Now this projects out for the next 10 years, and much could happen between now and then to change this scenario (like everyone else, the CBO cannot predict the future and can only operate within the parameters they are given); however, mandatory expenditures will continue to rise, and we are not reforming the entitlement programs which feed that rise in mandatory spending. For me, this is an untenable situation. Even if you believe we need a short term stimulus to prime the pump of the economic engine, we must get our fiscal house in order sooner rather than later; that means we have to confront our mandatory spending, i.e., our entitlement spending (Medicare, Medicaid, and Social Security).

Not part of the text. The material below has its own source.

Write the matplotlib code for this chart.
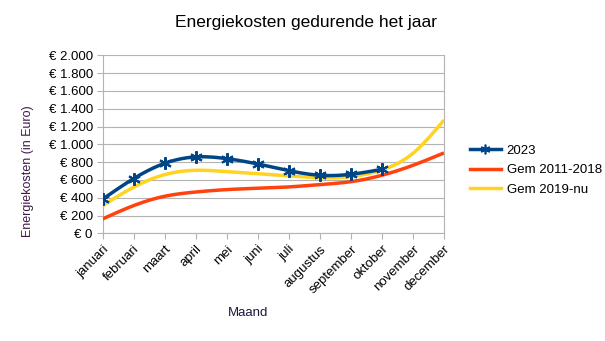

On foreign policy: Being a realist, I find the Wilsonian elements of Obama's foreign policy to be disturbing and naive, particularly the idea that we should spread democracy and free markets across the globe (this goal, whether pursued through international institutions (as President Obama prefers) or through other means (as President Bush demonstrated in Iraq), is inherently Wilsonian). In Chapter 8, Obama writes, "Our challenge, then, is to make sure that U.S. policies move the international system in the direction of greater equity, justice, and prosperity [through democracy and free markets] - that the rules we promote serve both our interests and the interests of a struggling world."

Obama is correct that people are looking for basic necessities, such as "food, shelter, electricity, basic health care, [and] education for their children." Basically, people are looking for order and stability. In some parts of the world this does not come through democracy, especially where people do not have a tradition of rights and republican/parliamentary forms of government. These things take time to establish. The first step is to create order out of chaos, and in some cases, that may mean supporting people that do not conform to American ideals (it may also mean allowing people to remain in power and not forcing regime change (by force or otherwise). Without establishing order and stability, a state cannot hope to develop the freedoms and rights that can form the basis of democratic government. We, as Americans, seem to place too much emphasis on democracy and markets as part of our foreign policy, requiring those of other states and on our terms. A stable world order benefits the U.S., but not necessarily a democratic world order (as democracies in most of the world will be unstable and subject to upheaval for the foreseeable future).

Anyway that's my take on the book (or at least the parts of most importance to me).